The law stipulates that everyone is entitled to the full range of social services. But as the same article also highlights, the reality on the ground is very different. Because of China’s rapidly ageing population, and so soaring healthcare and pensions costs, the system is very unequal with residents in richer cities getting a far better deal.

The prominent government research body, the Chinese Academy of Social Sciences, estimates it would cost $15 billion to provide a million new urban residents with services such as education and health care. The extra 70m people that the government wants to move to cities would cost an additional trillion dollars, more than one-third of all current government expenditures.

A February 2018 Bloomberg article warned that China’s next debt bomb could be its pension liabilities, a legacy of the One Child Policy that has caused an ageing of China’s population at too early a stage in the country’s economic development. The wire service wrote that China’s pension shortfall could reach 1.2 trillion yuan by 2019. As the gap between pension contributions and payments rises, this will make it ever-more difficult for the government to provide adequate retirement incomes.

There are other problems. Once older relocated rural residents arrive in cities, they often fail to find jobs. Even for younger people with more up-to-date employment skills, promises of jobs never materialise. The only work that many people can find is temporary government contracts.

There are also claims that local government officials are eager to accelerate urbanisation because of its popularity with the central government. Pushing urbanisation rates higher is seen as a way of winning promotion. Moving ever-more people to the cities is viewed as a way of absorbing China’s vast housing surplus. As Foreign Policy again writes:

A study by a state-run think tank found China’s building boom created ghost cities with enough housing for 3.4 billion people — more than twice the country’s population.

Seven million tonnes less polyethylene demand by 2030

The battle against air, water and soil pollution, which China simply has to win, raises further doubts about the boost to economic growth that can be achieved through additional urbanisation. As a July article in Borgen Magazine so aptly puts it, China can no longer rely on building coal factories and chemical plants to supply new employment in its poorer provinces because of the implications for pollution.

And what of this year’s moderate economic slowdown that could become something much worse if a full-blown US-China trade war develops? Where would the government then find the revenues necessary to lift more people out of poverty?

Let me now extrapolate and think through what this could mean for China’s future PE demand growth (see the above chart). My estimates are bound to be wrong, but at least they will give you an idea of the scale of the risk

  • Our ICIS Supply & Demand Database assumes that PE per capita consumption will rise from a nationwide average of 21.5 kilograms in 2018 to 34.9 in 2030. Multiply this by the actual and projected populations in each of these years and this will result in total PE consumption rising from around 30m tonnes to 50m tonnes.
  • For the sake of argument, I assumed that 2030 per capita consumption would be five kilograms lower at 29.4. This would be the result of failed government urbanisation policies. 2030 consumption would instead be only 43m tonnes – 7m tonnes less, or around seven word-scale cracker-PE complexes.

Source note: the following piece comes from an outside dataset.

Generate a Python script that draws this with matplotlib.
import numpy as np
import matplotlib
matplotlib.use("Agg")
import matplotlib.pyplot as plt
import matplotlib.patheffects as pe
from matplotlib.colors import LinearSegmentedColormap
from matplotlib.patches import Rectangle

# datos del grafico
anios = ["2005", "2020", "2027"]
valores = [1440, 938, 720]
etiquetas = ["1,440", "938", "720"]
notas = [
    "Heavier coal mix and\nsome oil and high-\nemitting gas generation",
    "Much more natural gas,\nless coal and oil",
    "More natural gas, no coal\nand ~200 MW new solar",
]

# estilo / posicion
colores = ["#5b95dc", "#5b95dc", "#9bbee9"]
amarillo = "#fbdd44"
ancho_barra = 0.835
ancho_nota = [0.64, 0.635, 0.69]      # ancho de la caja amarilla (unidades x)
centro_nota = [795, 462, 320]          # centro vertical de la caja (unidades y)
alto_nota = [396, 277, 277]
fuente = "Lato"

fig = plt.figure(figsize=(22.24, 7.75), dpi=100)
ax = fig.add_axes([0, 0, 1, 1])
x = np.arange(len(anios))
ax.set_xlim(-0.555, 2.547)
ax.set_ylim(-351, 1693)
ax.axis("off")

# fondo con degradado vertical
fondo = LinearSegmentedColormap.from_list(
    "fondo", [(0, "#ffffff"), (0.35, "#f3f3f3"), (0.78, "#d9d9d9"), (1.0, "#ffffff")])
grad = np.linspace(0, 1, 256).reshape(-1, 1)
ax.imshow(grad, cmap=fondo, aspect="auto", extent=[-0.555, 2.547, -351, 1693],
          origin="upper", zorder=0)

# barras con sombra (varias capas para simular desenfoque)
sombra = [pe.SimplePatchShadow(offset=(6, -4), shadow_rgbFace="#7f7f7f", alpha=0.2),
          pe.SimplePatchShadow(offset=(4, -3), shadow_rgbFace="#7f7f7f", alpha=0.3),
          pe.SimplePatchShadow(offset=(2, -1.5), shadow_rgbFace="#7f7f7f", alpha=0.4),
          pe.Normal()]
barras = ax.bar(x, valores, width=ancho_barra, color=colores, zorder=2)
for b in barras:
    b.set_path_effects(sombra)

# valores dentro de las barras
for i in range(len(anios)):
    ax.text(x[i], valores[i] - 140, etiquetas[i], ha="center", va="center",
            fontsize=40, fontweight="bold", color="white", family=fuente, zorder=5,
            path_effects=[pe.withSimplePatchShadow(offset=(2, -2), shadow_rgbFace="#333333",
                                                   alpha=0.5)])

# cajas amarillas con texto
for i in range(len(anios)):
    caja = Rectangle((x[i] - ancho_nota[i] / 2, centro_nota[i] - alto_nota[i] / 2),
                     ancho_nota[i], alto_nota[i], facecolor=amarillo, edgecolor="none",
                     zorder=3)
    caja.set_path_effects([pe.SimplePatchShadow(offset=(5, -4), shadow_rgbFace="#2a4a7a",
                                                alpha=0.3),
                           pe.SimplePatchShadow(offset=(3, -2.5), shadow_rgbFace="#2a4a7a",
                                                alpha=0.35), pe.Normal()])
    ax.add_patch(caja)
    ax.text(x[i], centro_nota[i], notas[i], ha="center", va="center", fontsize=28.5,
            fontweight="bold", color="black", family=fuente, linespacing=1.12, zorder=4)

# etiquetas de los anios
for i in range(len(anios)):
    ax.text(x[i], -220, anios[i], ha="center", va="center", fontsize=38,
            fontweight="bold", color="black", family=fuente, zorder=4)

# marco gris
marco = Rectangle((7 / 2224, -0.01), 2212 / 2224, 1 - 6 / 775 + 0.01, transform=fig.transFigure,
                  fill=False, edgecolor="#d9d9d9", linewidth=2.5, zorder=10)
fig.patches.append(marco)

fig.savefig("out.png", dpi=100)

This is all very negative, of course, and only gives one side of a very complex story. There could be as many positives as well as negatives if China successfully adapts its economic policies to suit its next phase of development. Perhaps, for example, a big new source of jobs for poorer Chinese might be in renewable energy. What about the opportunity China has to build a big, state-of-the-art local plastics recycling industry?

But the negativity at least serves this purpose: It gives you a way of challenging a CEO the next time she or he trots out the familiar phrase, “petrochemicals demand is going to continue to soar in China because of urbanisation”. In an ever more complex world, we need more complex and nuanced answers from the leaders of our industry.